Germany has been demanding for months that the Russian authorities secure the painting after a consortium of "shady" Russian businessmen tried to sell it to a German art expert earlier this year.

But it was still unclear last night whether the painting would be returned to Germany.

The German culture minister, Christina Weiss, said in a statement: "The securing of the Rubens painting is gratifying and is a signal that war booty has no commercial value."

Ms Weiss said the painting had been secured after co-operation between the Chancellor, Gerhard Schröder, and the Russian President, Vladimir Putin. She said the painting had been saved from "a grey zone of the art market".

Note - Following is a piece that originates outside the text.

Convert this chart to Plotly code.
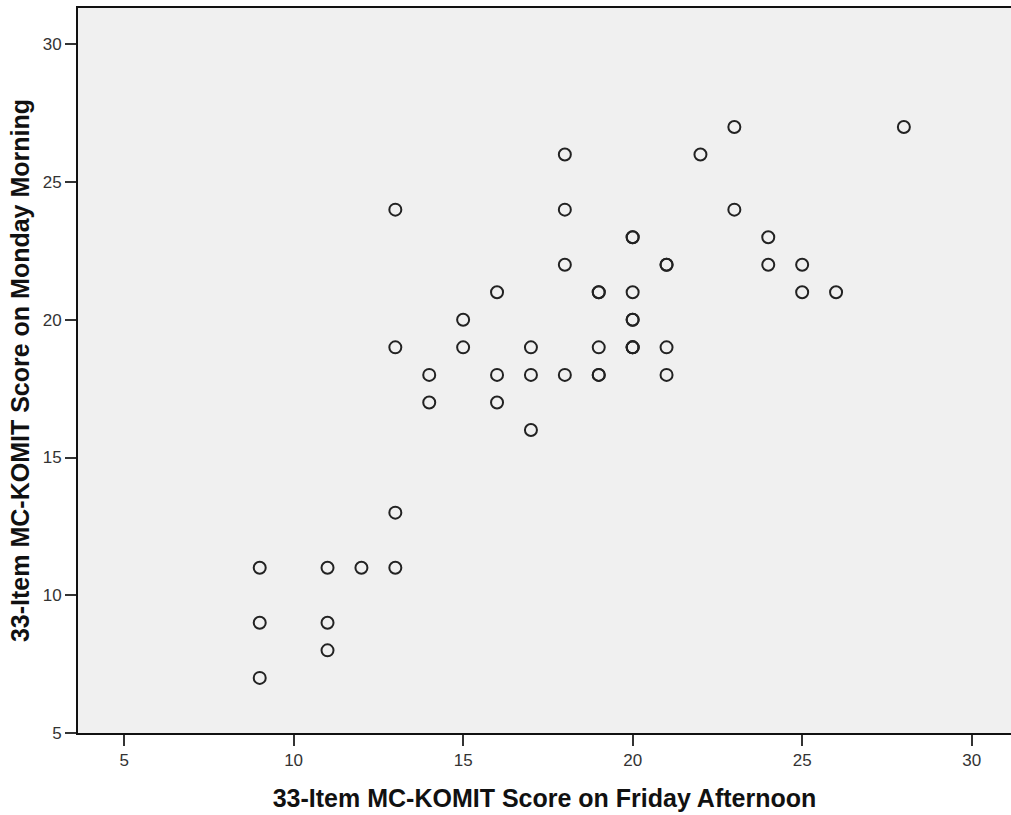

Tarquinius and Lucretia, was painted by Dutch master Peter Paul Rubens between 1610 and 1611. The huge canvas, depicting the mythological rape of the chaste Roman wife, Lucretia, disappeared from a castle on the outskirts of Berlin in 1945 as the Red Army advanced on the German capital.

A photograph of the picture was emailed this year, anonymously, to a German art expert, Gerd Bartoschek. The painting was badly damaged and had been rolled up.

Mr Bartoschek, the director of the Potsdam gallery where the painting had hung until 1942 alerted police and offered to send a team to Moscow to view the painting.

In June, two German art historians met the Russian gang in Moscow and were driven to a house where they were shown the painting.

Since then the fight has been on to have the painting secured.

There has been much controversy since the war about works taken by the Russians from Germany and other art taken by the Germans from Russia that have never been returned. In 1997, the Russian parliament passed a law banning the return of trophy art.